The last two years have marked the most dramatic shift in U.S.-Cuban bilateral relations in 55 years. Today, the two countries are poised to adapt to new dynamics, with a potential pivot under the new administration.
On Thursday, March 23, the U.S.-Cuba Cooperative Working Group will launch its 2017 report highlighting the co-op sector in Cuba, including current challenges and opportunities, and how U.S. cooperatives can engage with their Cuban counterparts through trade and technical exchanges. Launched in 2014, the working group is a platform for cooperative businesses and organizations in Cuba and the U.S. to engage in mutually beneficial exchanges and activities that support cooperative growth.
Thursday's launch will begin with a roundtable panel of Cuban and American experts, including the president of the first non-agricultural cooperative in Cuba and a representative from the firm that brokered the first export deal to the U.S.
Despite several barriers, the cooperative business model in Cuba—both in agriculture and non-agricultural sectors—has achieved measurable successes.
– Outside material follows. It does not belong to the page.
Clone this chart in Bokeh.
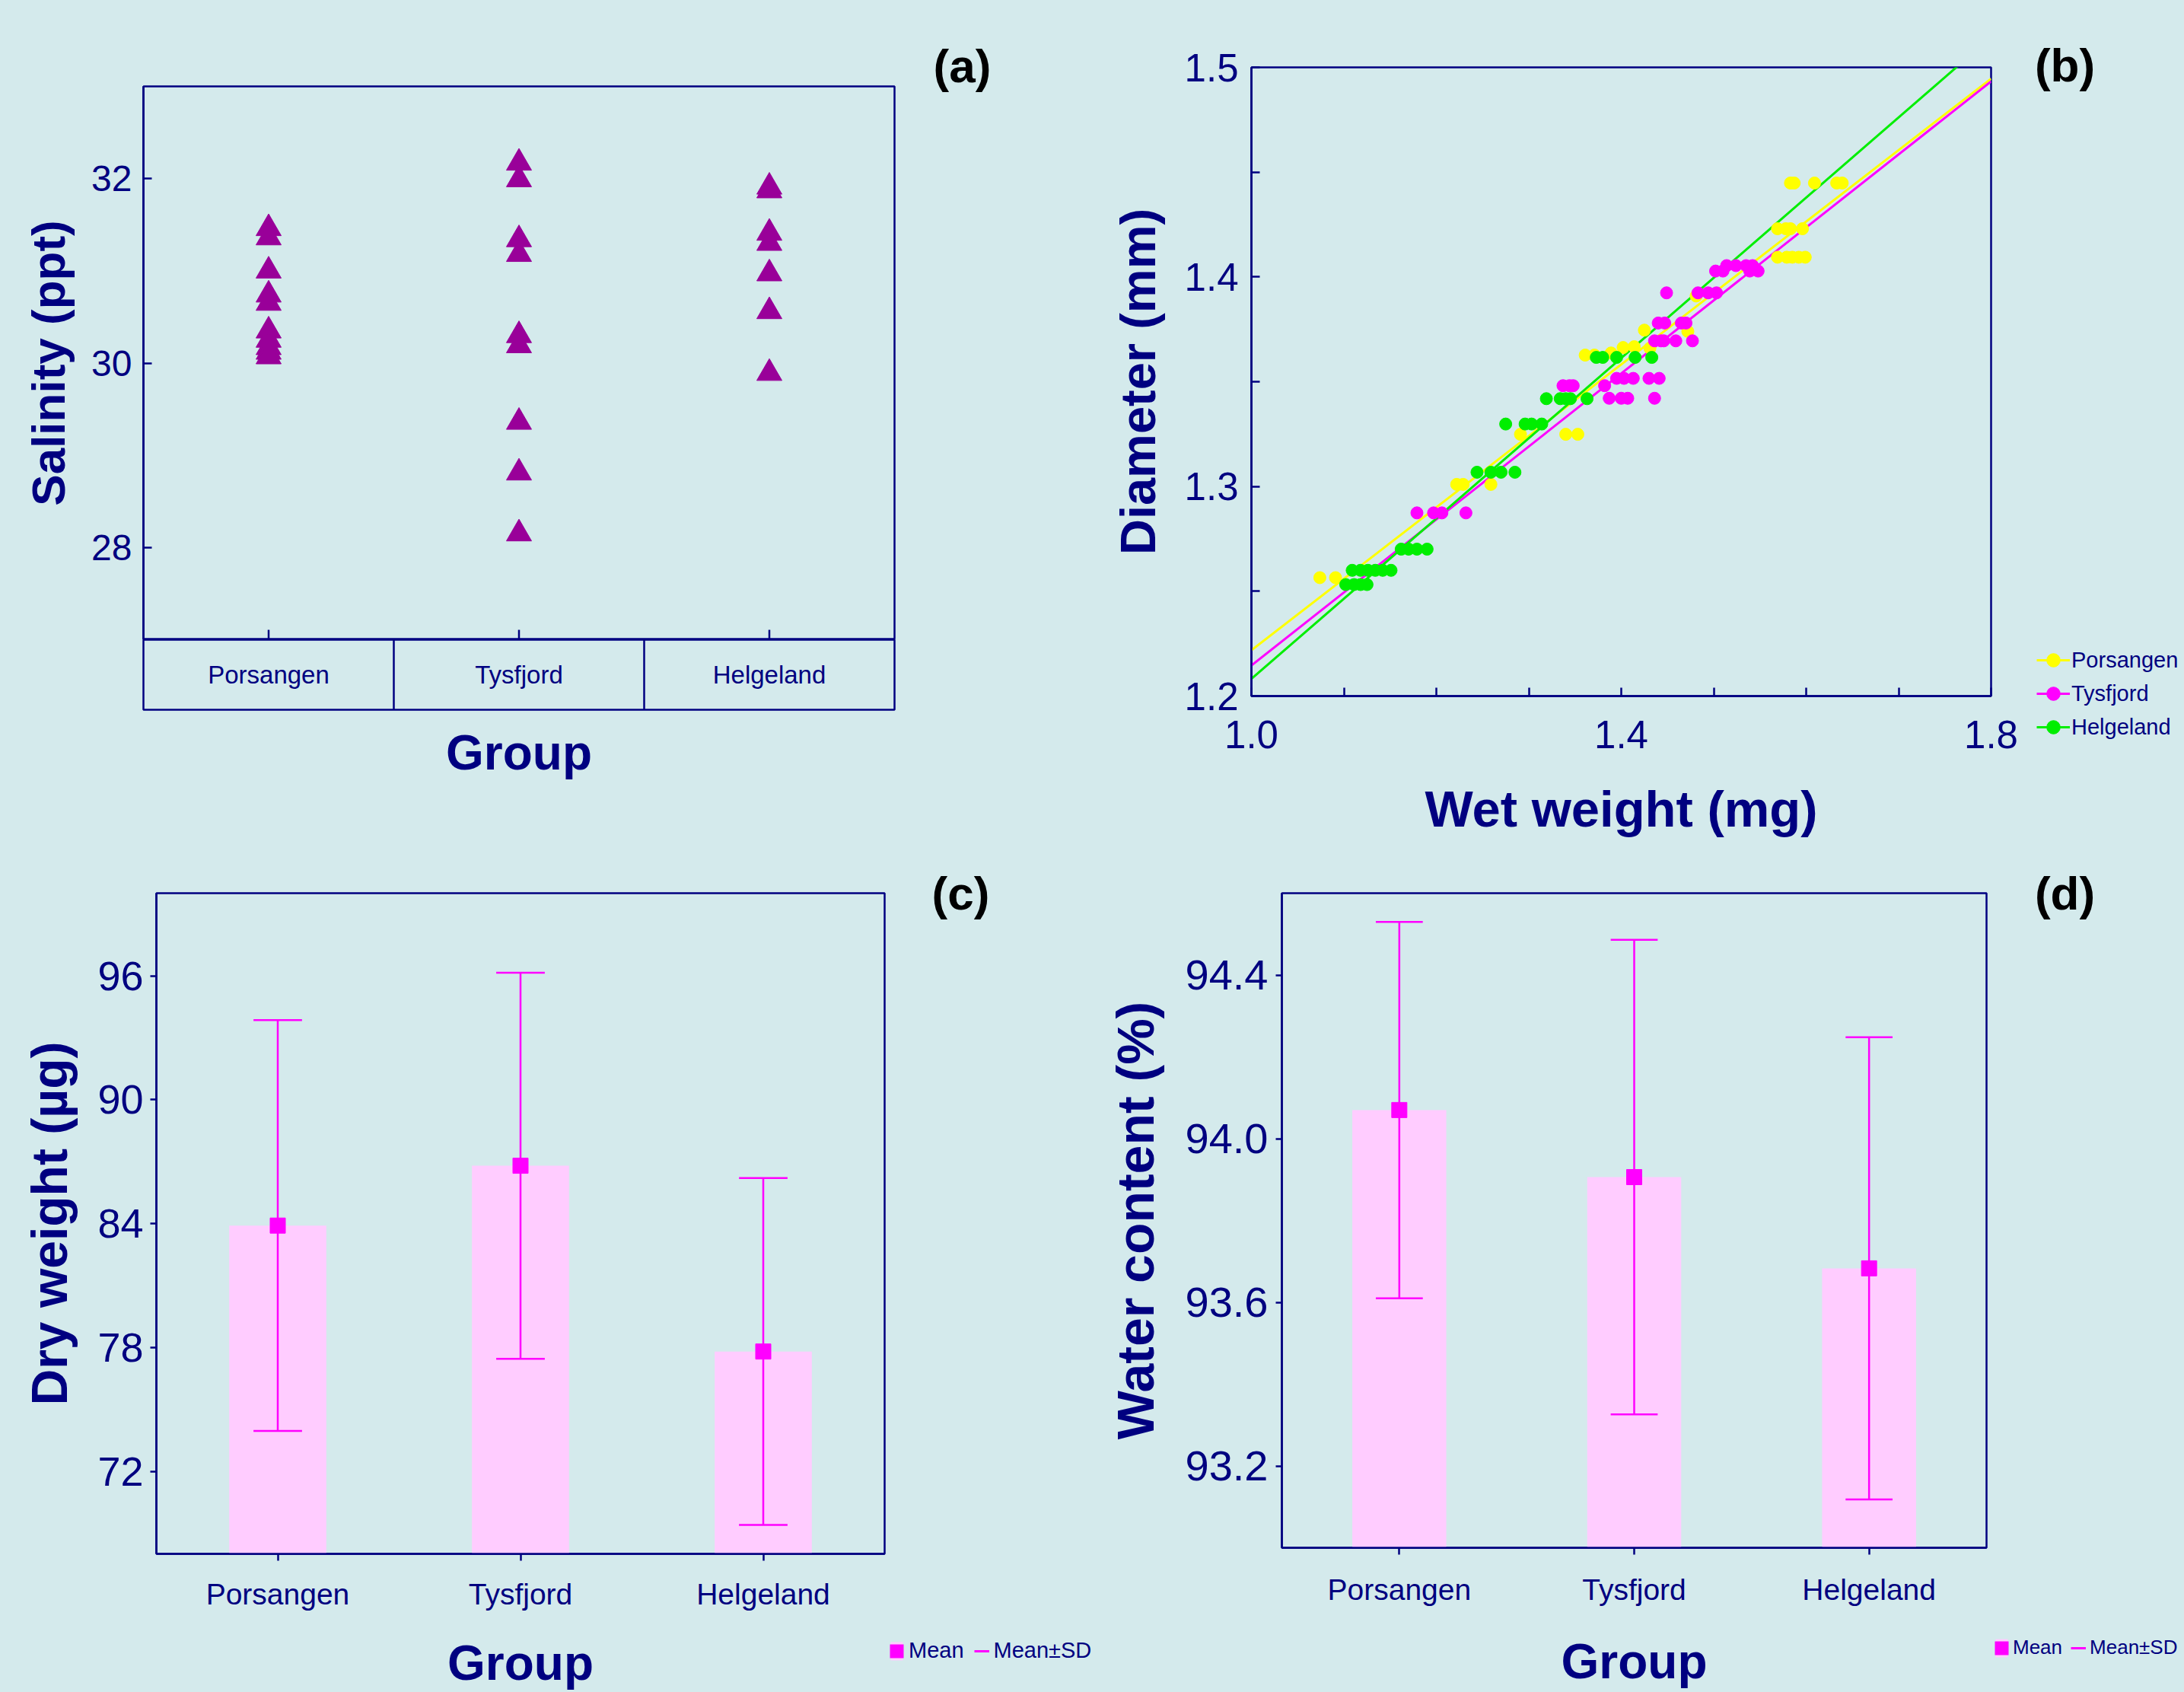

This year, for the first time, a Cuban cooperative exported products to the U.S., opening up channels for similar trade and export deals.
Key discussion topics for Thursday's panel include:
• What role are cooperatives currently playing in Cuba, and what is their current status?
• What are the key barriers to and opportunities for cooperative (and private sector) growth?
• How can U.S. cooperatives businesses working in agriculture, finance, health, energy, retail food and other economic sectors engage with Cuban cooperatives?
• How do Congress and the Administration view these opportunities and what is on their agenda?
Please join us for this interactive roundtable to discuss the report's key findings, prospects for continued U.S.-Cuba engagement on trade and other areas of cooperation, as well as an account of how a U.S. firm brokered the recent cooperative export deal and what that could mean for future deals.
Moderated by Alan Knapp, Vice President of Advocacy for NCBA CLUSA, panelists include Luis Dueñas Casal, president of SCENIUS; Amy Coughenour Betancourt, COO of NCBA CLUSA and founder of the U.S.-Cuba Cooperative Working Group; Andrew Fishbein, Policy and Advocacy Director for the Center for Democracy in the Americas; Michael Hatley, Associate for Reneo Consulting, LLC; and a representative from the Cuban Embassy (invited).
The Cuba Roundtable Panel is scheduled for 3:30 – 5 p.m., immediately followed by a reception.